Something called “Blitz Ticker” accounts for up to 50% of BCH transactions on any given day. Its purpose? Inserting market data onto the blockchain. Ethereans may remember a period in mid-2018 when the biggest consumer of gas was a mysterious exchange called FCoin, which ran a competitive token listing scheme that incentivized individuals to spam the blockchain. A pattern emerges: private gains, public externalities. FCoin is insolvent now, but its impact will be felt on Ethereum forever because token transactions cannot easily be disentangled and pruned out.

The OP_RETURN compromise

Bitcoin’s approach to the issue was to designate an opcode to act as a kind of sink for non-transactional data. Previously, people were encoding data in addresses directly, which were mostly indistinguishable from normal transactions. Thus OP_RETURN was chosen specifically to handle arbitrary data, so it could be identified and pruned out by nodes with little difficulty.

As it turns out, Bitcoin’s protocol is designed to cultivate its own UTXO set. OP_RETURN saw significant usage from Omni (which powered Tether transactions) and Veriblock, but little else. The impact on the blockchain is fairly low; Strehle and Steinmetz find that OP_RETURN data in Bitcoin accounts for around 3% of the overall blockchain data overhead. Should it grow, however, nodes would have the option to discard OP_RETURN outputs altogether, as they are provably unspendable and not relevant from a transactional perspective.

Ultimately, node operators on blockchains that are burdened with lots of non-transactional data will have to consider periodically pruning their datasets. This is convenient but trades off against the desirable quality sought in blockchains of data immutability and availability. If validators/archivists can effectively perform eminent domain by arbitrarily deleting data users consider important, their assurances on that chain are effectively nonexistent. So we have a situation where the discarding approach stands in direct opposition to a desirable quality of public blockchains, which is making data available to users in perpetuity.

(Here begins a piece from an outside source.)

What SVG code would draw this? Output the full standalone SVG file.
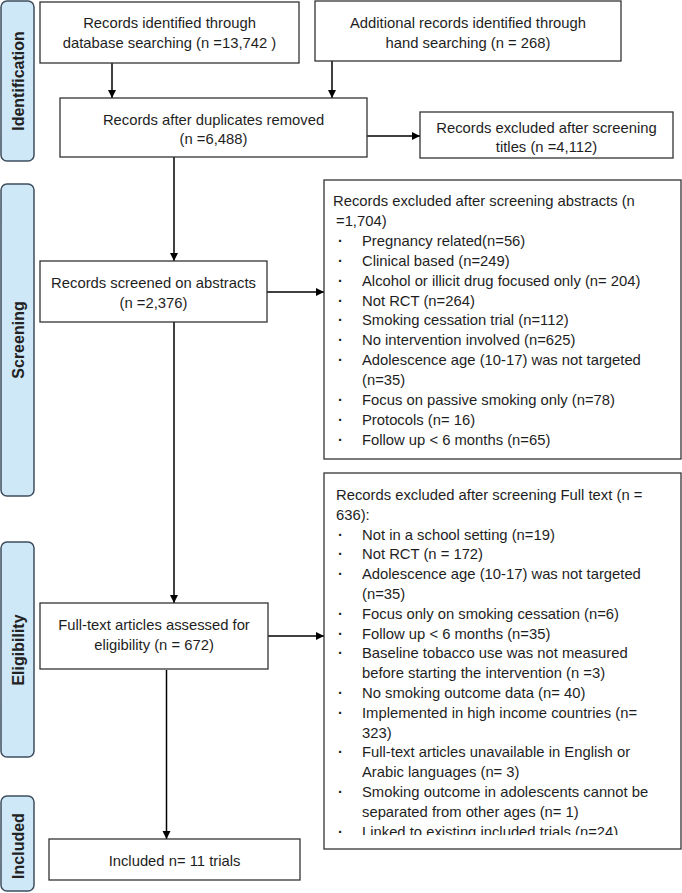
<svg xmlns="http://www.w3.org/2000/svg" width="682" height="893" viewBox="0 0 682 893">
<style>
.box{fill:#fff;stroke:#333;stroke-width:1.3}
.lab{fill:#cfe8f8;stroke:#3e4e5e;stroke-width:1.5}
.t{font-family:"Liberation Sans",Arial,sans-serif;font-size:14.8px;fill:#1e1e1e}
.b{font-weight:bold}
.c{text-anchor:middle}
.lt{font-family:"Liberation Sans",Arial,sans-serif;font-size:16px;font-weight:bold;fill:#222;text-anchor:middle}
.ln{stroke:#000;stroke-width:1.5;fill:none}
</style>
<defs>
<marker id="ah" markerUnits="userSpaceOnUse" markerWidth="9" markerHeight="9" refX="8" refY="4" orient="auto">
<path d="M0,0 L8,4 L0,8 z" fill="#000"/>
</marker>
<clipPath id="cl7"><rect x="324" y="473" width="357" height="362"/></clipPath>
</defs>

<g id="stage-identification">
<rect class="lab" x="1" y="1" width="33" height="160" rx="6"/>
<text class="lt" transform="translate(24,81) rotate(-90)">Identification</text>
</g>
<g id="stage-screening">
<rect class="lab" x="1" y="184" width="33" height="312" rx="6"/>
<text class="lt" transform="translate(24,340) rotate(-90)">Screening</text>
</g>
<g id="stage-eligibility">
<rect class="lab" x="1" y="542" width="33" height="215" rx="6"/>
<text class="lt" transform="translate(24,650) rotate(-90)">Eligibility</text>
</g>
<g id="stage-included">
<rect class="lab" x="1" y="796" width="33" height="95" rx="6"/>
<text class="lt" transform="translate(24,846) rotate(-90)">Included</text>
</g>

<g id="connectors">
<line class="ln" x1="112" y1="63" x2="112" y2="98" marker-end="url(#ah)"/>
<line class="ln" x1="332" y1="61" x2="332" y2="98" marker-end="url(#ah)"/>
<line class="ln" x1="367" y1="136" x2="420" y2="136" marker-end="url(#ah)"/>
<line class="ln" x1="174" y1="157" x2="174" y2="261" marker-end="url(#ah)"/>
<line class="ln" x1="267" y1="292" x2="324" y2="292" marker-end="url(#ah)"/>
<line class="ln" x1="174" y1="322" x2="174" y2="603" marker-end="url(#ah)"/>
<line class="ln" x1="268" y1="636" x2="324" y2="636" marker-end="url(#ah)"/>
<line class="ln" x1="166.5" y1="670" x2="166.5" y2="839" marker-end="url(#ah)"/>
</g>

<g id="n-database">
<rect class="box" x="40" y="2" width="259" height="61"/>
<text class="t c" x="169.5" y="28">Records identified through</text>
<text class="t c" x="169.5" y="48">database searching (n =13,742 )</text>
</g>
<g id="n-hand">
<rect class="box" x="315" y="1" width="306" height="60"/>
<text class="t c" x="468" y="28">Additional records identified through</text>
<text class="t c" x="468" y="48">hand searching (n = 268)</text>
</g>
<g id="n-duplicates">
<rect class="box" x="60" y="98" width="307" height="59"/>
<text class="t c" x="213.5" y="125">Records after duplicates removed</text>
<text class="t c" x="213.5" y="144">(n =6,488)</text>
</g>
<g id="n-titles">
<rect class="box" x="420" y="112" width="253" height="46"/>
<text class="t c" x="546.5" y="133">Records excluded after screening</text>
<text class="t c" x="546.5" y="152">titles (n =4,112)</text>
</g>
<g id="n-abstracts">
<rect class="box" x="40" y="261" width="227" height="61"/>
<text class="t c" x="153.5" y="288">Records screened on abstracts</text>
<text class="t c" x="153.5" y="308">(n =2,376)</text>
</g>
<g id="n-excl-abstracts">
<rect class="box" x="324" y="180" width="357" height="279"/>
<text class="t">
<tspan x="333" y="206">Records excluded after screening abstracts (n</tspan>
<tspan x="336" y="225.9">=1,704)</tspan>
<tspan class="b" x="338" y="245.8">·</tspan><tspan x="362" y="245.8">Pregnancy related(n=56)</tspan>
<tspan class="b" x="338" y="265.7">·</tspan><tspan x="362" y="265.7">Clinical based (n=249)</tspan>
<tspan class="b" x="338" y="285.6">·</tspan><tspan x="362" y="285.6">Alcohol or illicit drug focused only (n= 204)</tspan>
<tspan class="b" x="338" y="305.5">·</tspan><tspan x="362" y="305.5">Not RCT (n=264)</tspan>
<tspan class="b" x="338" y="325.4">·</tspan><tspan x="362" y="325.4">Smoking cessation trial (n=112)</tspan>
<tspan class="b" x="338" y="345.3">·</tspan><tspan x="362" y="345.3">No intervention involved (n=625)</tspan>
<tspan class="b" x="338" y="365.2">·</tspan><tspan x="362" y="365.2">Adolescence age (10-17) was not targeted</tspan>
<tspan x="362" y="385.1">(n=35)</tspan>
<tspan class="b" x="338" y="405">·</tspan><tspan x="362" y="405">Focus on passive smoking only (n=78)</tspan>
<tspan class="b" x="338" y="424.9">·</tspan><tspan x="362" y="424.9">Protocols (n= 16)</tspan>
<tspan class="b" x="338" y="444.8">·</tspan><tspan x="362" y="444.8">Follow up &lt; 6 months (n=65)</tspan>
</text>
</g>
<g id="n-fulltext">
<rect class="box" x="40" y="603" width="228" height="66"/>
<text class="t c" x="154" y="630">Full-text articles assessed for</text>
<text class="t c" x="154" y="650">eligibility (n = 672)</text>
</g>
<g id="n-excl-fulltext">
<rect class="box" x="324" y="473" width="357" height="376"/>
<text class="t" clip-path="url(#cl7)">
<tspan x="336" y="500">Records excluded after screening Full text (n =</tspan>
<tspan x="336" y="519.8">636):</tspan>
<tspan class="b" x="338" y="539.6">·</tspan><tspan x="362" y="539.6">Not in a school setting (n=19)</tspan>
<tspan class="b" x="338" y="559.4">·</tspan><tspan x="362" y="559.4">Not RCT (n = 172)</tspan>
<tspan class="b" x="338" y="579.2">·</tspan><tspan x="362" y="579.2">Adolescence age (10-17) was not targeted</tspan>
<tspan x="362" y="599">(n=35)</tspan>
<tspan class="b" x="338" y="618.8">·</tspan><tspan x="362" y="618.8">Focus only on smoking cessation (n=6)</tspan>
<tspan class="b" x="338" y="638.6">·</tspan><tspan x="362" y="638.6">Follow up &lt; 6 months (n=35)</tspan>
<tspan class="b" x="338" y="658.4">·</tspan><tspan x="362" y="658.4">Baseline tobacco use was not measured</tspan>
<tspan x="362" y="678.2">before starting the intervention (n =3)</tspan>
<tspan class="b" x="338" y="698">·</tspan><tspan x="362" y="698">No smoking outcome data (n= 40)</tspan>
<tspan class="b" x="338" y="717.8">·</tspan><tspan x="362" y="717.8">Implemented in high income countries (n=</tspan>
<tspan x="362" y="737.6">323)</tspan>
<tspan class="b" x="338" y="757.4">·</tspan><tspan x="362" y="757.4">Full-text articles unavailable in English or</tspan>
<tspan x="362" y="777.2">Arabic languages (n= 3)</tspan>
<tspan class="b" x="338" y="797">·</tspan><tspan x="362" y="797">Smoking outcome in adolescents cannot be</tspan>
<tspan x="362" y="816.8">separated from other ages (n= 1)</tspan>
<tspan class="b" x="338" y="836.6">·</tspan><tspan x="362" y="836.6">Linked to existing included trials (n=24)</tspan>
</text>
</g>
<g id="n-included">
<rect class="box" x="49" y="839" width="251" height="41"/>
<text class="t c" x="174.5" y="866">Included n= 11 trials</text>
</g>
</svg>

The issue is that if even one single entity has an interest in the existence of some otherwise-nuisance data, validators cannot eliminate that data without effectively depriving this individual of their property. But there’s an enormous asymmetry here: One economically minded individual can essentially compel all present and future users of the blockchain to ingest their transaction. The alternative is the unpalatable choice to disempower commodity nodes and opt for a model where only the largest nodes survive.

This tension is unresolvable unless the available data slots are strictly bounded and fees are employed to meter blockchain usage. Open the gauge and deal with either data loss and user frustration, or unbounded state growth and impossible validation.

Far from making blockchains more convenient, unlimited block size and zero fees render them less reliable and virtually guarantee either the long-term loss of supposedly immutable data, or require the compromise of decentralization at the node level.